Grégoire Deschamps retient surtout que les émotions "peuvent être particulières" en fonction d’un "scénario de course". Mais les techniciens ont pu savourer une victoire ou un podium dont ils ont pleinement participé, surtout qu’ils s’étaient "préparés à une saison difficile en raison des nouvelles réglementations."
"On n’a pas besoin de plusieurs colonnes dans un journal"
Désormais dans les starting-blocks à l’approche de la reprise de la saison, les techniciens vont arriver "avec moins d’inconnues" que l’hiver dernier, où ils avaient "zéro expérience". Mais ils ne comptent pas changer une méthode qui marche du feu de Dieu, surtout en restant en "backstage" des biathlètes, qui prennent toute la lumière.
"Je n’attends pas de reconnaissance", assure Grégoire Deschamps, approuvé par Louis Schwartz.
"On apprécie juste le fait de pouvoir aider un athlète à un instant T, de l’accompagner sur des années pendant sa carrière. C’est ça, notre reconnaissance à nous. On est content d’avoir travaillé pour un athlète qui puisse performer. Les moments qu’on préfère sont ceux où le biathlète vient nous dire merci dans le camion. Ce sont des instants d’humain à humain, pas d’athlète à un staff.
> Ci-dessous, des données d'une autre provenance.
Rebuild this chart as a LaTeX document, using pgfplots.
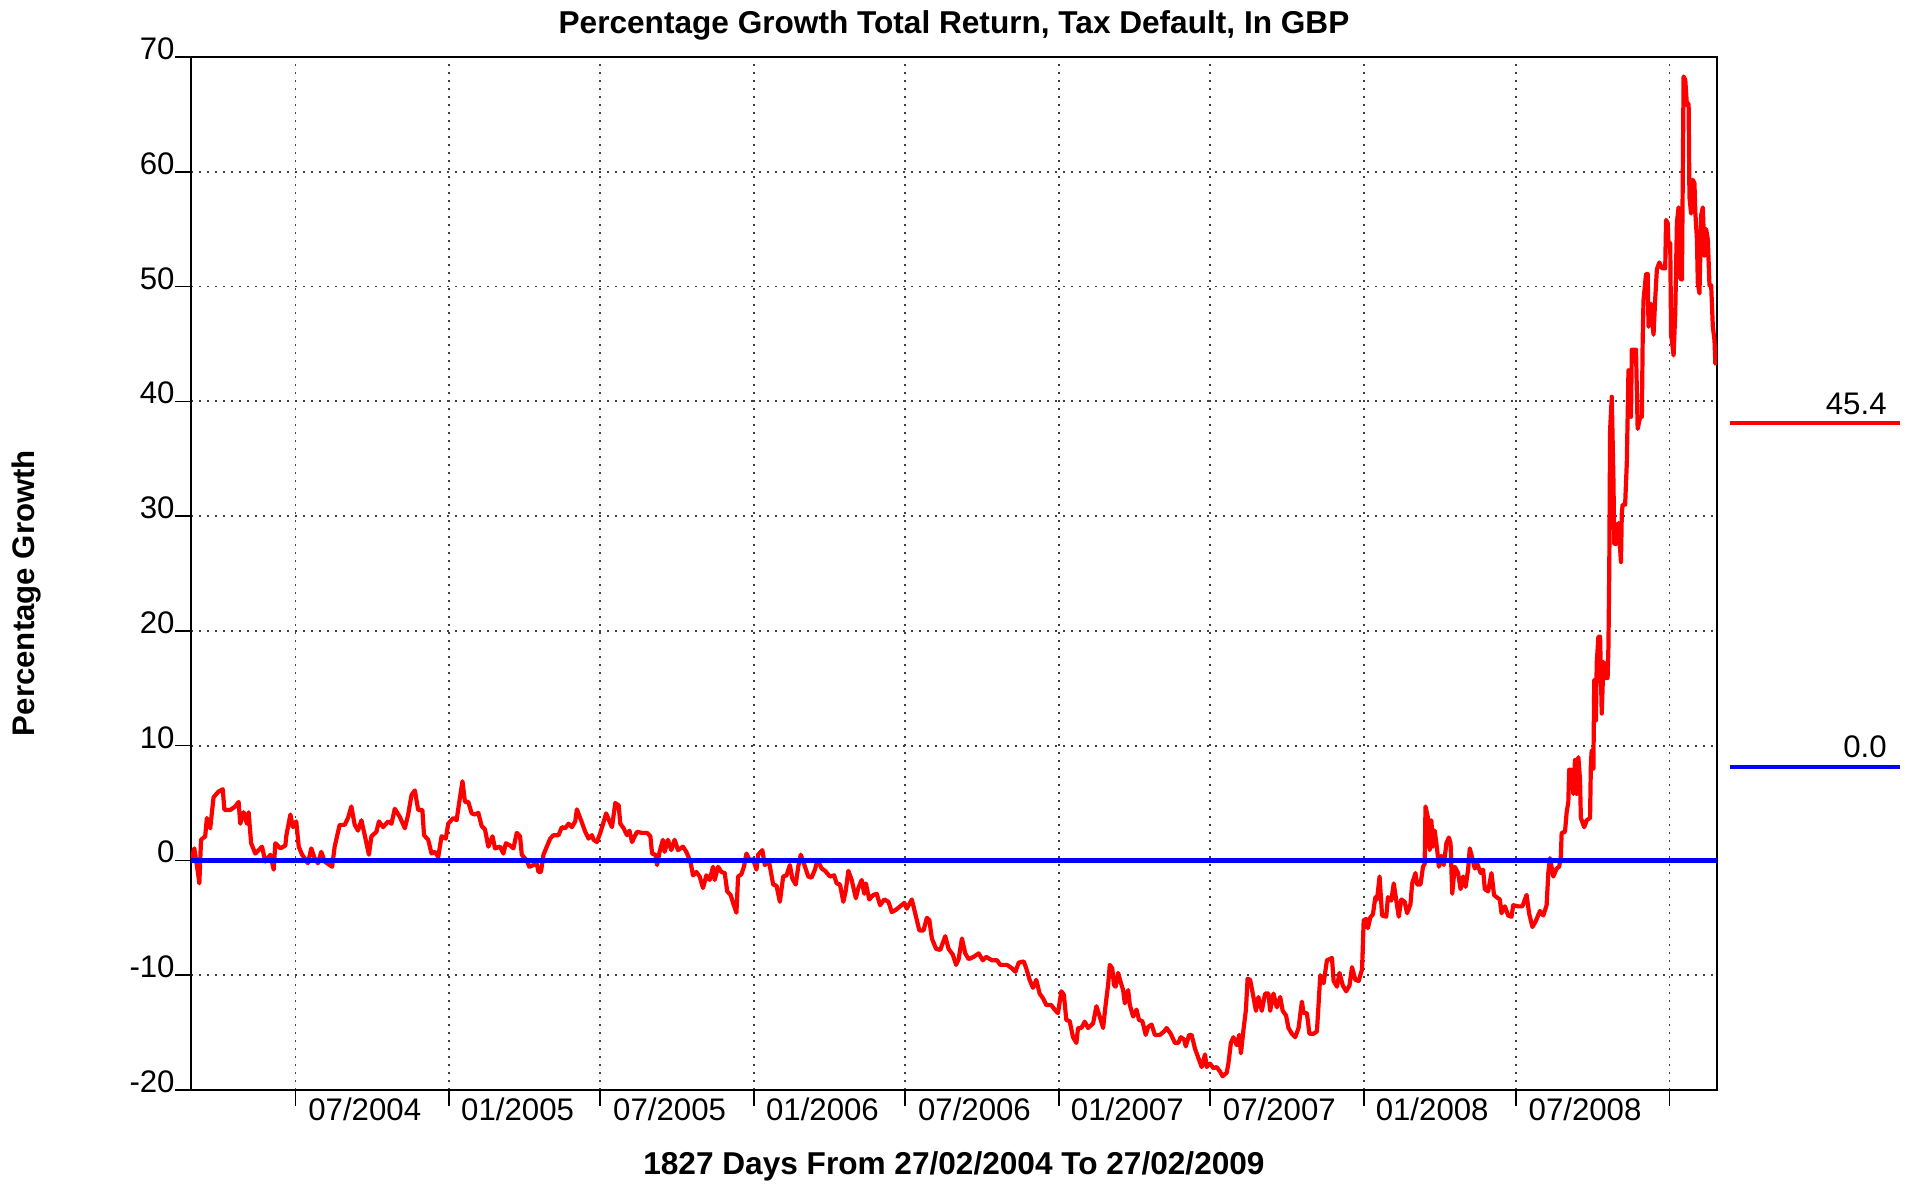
\documentclass[border=0pt]{standalone}
\usepackage{pgfplots}
\pgfplotsset{compat=1.18}
\usepackage{fontspec}
\setmainfont{Liberation Sans}
\begin{document}
\begin{tikzpicture}
\path[use as bounding box] (-95.5pt,-51pt) rectangle (859.5pt,545pt);
\begin{axis}[
  at={(0pt,0pt)}, anchor=south west,
  width=763pt, height=516.5pt, scale only axis,
  xmin=0, xmax=1827, ymin=-20, ymax=70,
  axis line style={line width=1pt, black},
  xtick={125,309,490,674,855,1039,1220,1404,1586,1770},
  xticklabels={},
  extra x ticks={208,391,573,756,938,1121,1303,1486,1669},
  extra x tick labels={07/2004,01/2005,07/2005,01/2006,07/2006,01/2007,07/2007,01/2008,07/2008},
  extra x tick style={major tick length=0pt, grid=none},
  ytick={-20,-10,...,70},
  tick align=outside, xtick pos=bottom, ytick pos=left,
  major tick length=8pt,
  tick style={black, line width=0.8pt},
  grid=major,
  major grid style={black!75, line width=0.9pt, dash pattern=on 0.9pt off 3.1pt},
  tick label style={font=\fontsize{15.6}{17}\selectfont},
  /pgf/number format/assume math mode=true,
  yticklabel style={anchor=south east, inner sep=0pt, yshift=-1.6pt},
  xticklabel style={anchor=north, inner sep=0pt, yshift=-3.7pt},
]
\addplot[red, line width=2.1pt, line join=round] coordinates {
(0,0.0) (4,1.05) (9,-1.4) (10,-2.0) (12,1.8) (17,2.1) (19,3.7) (23,2.8) (27,5.5) (33,6.0) (38,6.2) (40,4.4) (47,4.4) (53,4.7) (57,5.1) (59,3.2) (63,4.2) (67,3.2) (69,4.2) (72,1.5) (77,0.6) (81,0.9) (85,1.2) (89,-0.1) (95,0.5) (99,-0.8) (101,1.5) (107,1.05) (113,1.3) (114,2.1) (119,4.0) (122,2.9) (126,3.4) (129,1.2) (133,0.5) (136,0.2) (140,-0.25) (144,1.05) (148,0.2) (152,-0.25) (156,0.75) (160,-0.1) (166,-0.4) (169,-0.55) (172,1.2) (178,3.1) (184,3.1) (188,3.7) (192,4.7) (196,3.1) (200,2.6) (204,3.5) (208,2.2) (213,0.5) (216,2.1) (222,2.5) (225,3.4) (230,2.9) (236,3.4) (240,3.2) (244,4.5) (250,3.8) (256,2.8) (260,4.0) (264,5.7) (268,6.1) (272,4.4) (277,4.4) (279,2.2) (284,1.8) (288,0.6) (292,0.75) (296,0.3) (300,2.1) (305,1.9) (308,3.2) (314,3.7) (318,3.5) (321,5.0) (325,6.9) (328,5.1) (332,5.1) (336,4.1) (340,4.0) (344,4.15) (348,3.0) (352,2.7) (356,1.2) (361,2.1) (364,1.05) (370,1.2) (374,0.6) (377,1.5) (382,1.3) (386,1.05) (390,2.4) (394,2.1) (396,0.5) (402,0.0) (405,-0.55) (410,-0.4) (414,-0.3) (416,-1.0) (419,-1.0) (422,0.5) (426,1.2) (430,1.9) (434,2.2) (440,2.2) (444,2.9) (448,2.8) (452,3.2) (456,2.9) (460,3.4) (462,4.45) (467,3.5) (472,2.5) (476,1.9) (480,2.2) (482,1.8) (486,1.6) (490,2.4) (493,3.1) (497,4.1) (501,3.4) (504,2.9) (508,5.0) (512,4.8) (514,3.2) (518,2.8) (522,2.2) (525,2.6) (528,1.6) (532,2.2) (534,2.5) (540,2.4) (546,2.4) (550,2.1) (552,0.6) (556,0.5) (558,-0.4) (561,0.75) (565,1.8) (567,0.75) (571,1.8) (575,0.9) (579,1.8) (583,0.9) (589,1.2) (593,0.75) (598,-0.1) (601,-1.3) (605,-1.0) (609,-1.4) (613,-2.4) (617,-1.3) (621,-1.7) (625,-0.55) (627,-1.7) (631,-0.55) (635,-1.0) (639,-1.1) (642,-2.7) (646,-3.0) (649,-3.7) (653,-4.55) (655,-1.4) (659,-1.2) (662,-0.55) (665,0.6) (669,0.0) (673,0.1) (677,-0.8) (679,0.5) (684,0.9) (687,-0.4) (692,-0.1) (697,-2.1) (701,-2.2) (705,-3.6) (709,-1.4) (713,-1.3) (717,-0.4) (720,-1.6) (724,-2.1) (727,-0.55) (730,0.5) (734,-0.3) (739,-1.4) (743,-1.5) (747,-0.8) (750,0.05) (755,-0.7) (759,-0.9) (765,-1.4) (770,-1.3) (773,-2.0) (777,-2.1) (781,-3.6) (784,-2.6) (787,-0.9) (791,-1.7) (796,-3.3) (799,-2.4) (803,-1.7) (806,-2.9) (808,-2.0) (812,-3.4) (817,-3.0) (821,-2.9) (825,-3.9) (830,-3.4) (835,-3.6) (839,-4.5) (844,-4.3) (849,-4.0) (854,-3.7) (857,-4.2) (863,-3.4) (867,-4.6) (872,-6.1) (877,-6.1) (881,-5.0) (884,-5.2) (887,-6.8) (892,-7.7) (897,-7.8) (903,-6.6) (907,-7.7) (912,-8.2) (916,-9.1) (919,-8.6) (923,-6.8) (927,-8.1) (931,-8.6) (937,-8.4) (943,-8.1) (948,-8.7) (952,-8.4) (959,-8.7) (965,-8.7) (969,-9.1) (977,-9.1) (983,-9.4) (987,-9.7) (991,-8.9) (997,-8.8) (1000,-9.4) (1004,-10.4) (1008,-11.1) (1012,-10.4) (1016,-11.6) (1020,-12.0) (1024,-12.6) (1030,-12.6) (1034,-13.0) (1038,-13.3) (1042,-11.4) (1045,-11.7) (1048,-13.9) (1052,-14.0) (1056,-15.4) (1060,-15.9) (1062,-14.6) (1066,-14.6) (1070,-14.05) (1074,-14.6) (1080,-14.2) (1084,-12.7) (1088,-13.6) (1092,-14.6) (1095,-12.6) (1098,-10.85) (1100,-9.1) (1103,-9.4) (1105,-10.85) (1107,-11.0) (1110,-9.8) (1113,-10.6) (1116,-11.3) (1118,-12.45) (1122,-11.3) (1124,-12.6) (1128,-13.6) (1132,-13.0) (1135,-13.9) (1139,-14.0) (1143,-15.2) (1146,-14.5) (1150,-14.3) (1154,-15.2) (1160,-15.2) (1165,-14.9) (1168,-14.6) (1173,-15.1) (1178,-15.9) (1182,-15.9) (1185,-15.4) (1189,-15.6) (1191,-16.2) (1195,-15.2) (1198,-15.2) (1202,-16.4) (1206,-17.2) (1210,-18.0) (1214,-16.9) (1216,-18.0) (1220,-17.7) (1224,-18.1) (1228,-18.0) (1232,-18.4) (1235,-18.8) (1240,-18.5) (1242,-17.7) (1245,-15.9) (1248,-15.4) (1252,-16.1) (1255,-15.2) (1257,-16.8) (1260,-14.8) (1263,-13.0) (1265,-10.3) (1268,-10.4) (1272,-11.9) (1275,-13.1) (1278,-11.9) (1282,-13.1) (1286,-11.6) (1290,-11.6) (1292,-13.1) (1296,-11.6) (1300,-12.8) (1304,-11.9) (1307,-13.1) (1311,-13.5) (1314,-14.6) (1318,-15.1) (1322,-15.4) (1326,-14.6) (1330,-12.3) (1332,-13.3) (1336,-13.3) (1339,-15.1) (1344,-15.1) (1348,-14.9) (1350,-12.5) (1352,-10.0) (1356,-10.7) (1360,-8.7) (1366,-8.5) (1368,-10.5) (1372,-11.0) (1375,-9.8) (1379,-10.9) (1383,-11.4) (1387,-10.9) (1390,-9.3) (1394,-10.4) (1398,-10.5) (1402,-9.5) (1404,-5.2) (1407,-5.1) (1409,-5.9) (1412,-4.95) (1415,-4.7) (1418,-3.2) (1420,-3.4) (1423,-1.4) (1426,-4.8) (1431,-4.9) (1433,-3.2) (1437,-3.5) (1440,-2.0) (1443,-3.5) (1446,-4.9) (1449,-3.4) (1453,-3.6) (1456,-4.6) (1460,-3.8) (1462,-2.0) (1466,-1.1) (1468,-2.1) (1472,-2.1) (1475,-0.55) (1477,-0.3) (1478,4.7) (1481,3.7) (1483,0.9) (1485,3.5) (1487,1.2) (1489,2.6) (1492,0.9) (1494,-0.55) (1497,0.4) (1500,-0.4) (1503,1.5) (1506,2.0) (1508,1.5) (1510,-2.9) (1513,-0.55) (1517,-1.1) (1520,-2.5) (1523,-1.4) (1526,-2.3) (1529,-0.8) (1531,1.05) (1534,0.2) (1537,-0.7) (1540,-0.3) (1544,-1.1) (1547,-0.8) (1549,-2.5) (1553,-2.7) (1557,-1.1) (1560,-3.0) (1563,-3.2) (1567,-3.4) (1569,-4.6) (1573,-4.0) (1577,-4.8) (1581,-4.9) (1583,-3.9) (1589,-4.0) (1594,-4.0) (1599,-3.0) (1602,-4.6) (1606,-5.8) (1610,-5.3) (1615,-4.4) (1619,-4.8) (1623,-3.9) (1625,-1.1) (1627,0.2) (1631,-1.4) (1635,-0.7) (1638,-0.55) (1640,0.3) (1641,2.4) (1645,2.5) (1647,4.2) (1649,5.1) (1650,7.9) (1653,7.9) (1655,5.8) (1657,8.75) (1659,5.8) (1661,9.0) (1663,7.0) (1664,3.7) (1668,2.9) (1671,3.5) (1675,3.7) (1676,8.5) (1677,9.6) (1679,8.0) (1680,15.7) (1682,12.2) (1683,17.2) (1685,19.5) (1687,19.5) (1689,12.8) (1691,17.3) (1693,15.9) (1696,15.9) (1697,18.6) (1698,25.3) (1699,37.5) (1701,40.4) (1703,33.1) (1704,27.6) (1707,27.6) (1709,29.4) (1712,26.0) (1713,30.2) (1714,31.0) (1717,31.0) (1719,34.6) (1721,42.7) (1724,38.65) (1725,44.5) (1730,44.5) (1732,37.6) (1735,38.65) (1737,38.65) (1738,45.3) (1739,48.8) (1742,51.1) (1744,51.1) (1745,46.5) (1748,48.5) (1751,45.8) (1753,48.9) (1755,51.5) (1758,52.1) (1761,51.6) (1765,51.6) (1766,55.8) (1768,55.5) (1769,53.5) (1771,53.8) (1772,45.9) (1775,44.0) (1777,47.7) (1779,55.6) (1781,56.9) (1783,50.7) (1785,50.6) (1787,68.3) (1789,68.0) (1791,65.8) (1793,65.9) (1794,57.8) (1796,56.35) (1798,59.3) (1800,59.0) (1801,56.5) (1803,54.1) (1804,50.3) (1806,49.4) (1808,56.2) (1810,56.9) (1812,52.7) (1814,55.0) (1816,54.1) (1818,50.1) (1820,50.1) (1822,46.5) (1824,45.3) (1825,43.3) (1827,43.4)
};
\addplot[blue, line width=2.2pt] coordinates {(0,0) (1827,0)};
\end{axis}
\node[anchor=base, font=\fontsize{15.8}{17}\selectfont\bfseries] at (381.5pt,528pt) {Percentage Growth Total Return, Tax Default, In GBP};
\node[anchor=base, font=\fontsize{15.8}{17}\selectfont\bfseries] at (381.5pt,-42.5pt) {1827 Days From 27/02/2004 To 27/02/2009};
\node[rotate=90, anchor=center, font=\fontsize{15.6}{17}\selectfont\bfseries] at (-82pt,248.5pt) {Percentage Growth};
\draw[red, line width=2pt] (769.5pt,333.7pt) -- (854.5pt,333.7pt);
\node[anchor=base east, inner sep=0pt, font=\fontsize{15.6}{17}\selectfont] at (848pt,337.5pt) {45.4};
\draw[blue, line width=2pt] (769.5pt,161.7pt) -- (854.5pt,161.7pt);
\node[anchor=base east, inner sep=0pt, font=\fontsize{15.6}{17}\selectfont] at (848pt,166pt) {0.0};
\end{tikzpicture}
\end{document}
C’est quelque chose de plus personnel qui se passe en backstage et qu’on est content de garder entre nous parce que ce petit 'merci' nous suffit, on n’a pas besoin de plusieurs colonnes dans un journal."
Des moments que la bande à Grégoire Deschamps espère revivre cet hiver, où les Bleu(e)s sont attendu(e)s pour jouer les premiers rôles. Avec des fusées au bout des pieds.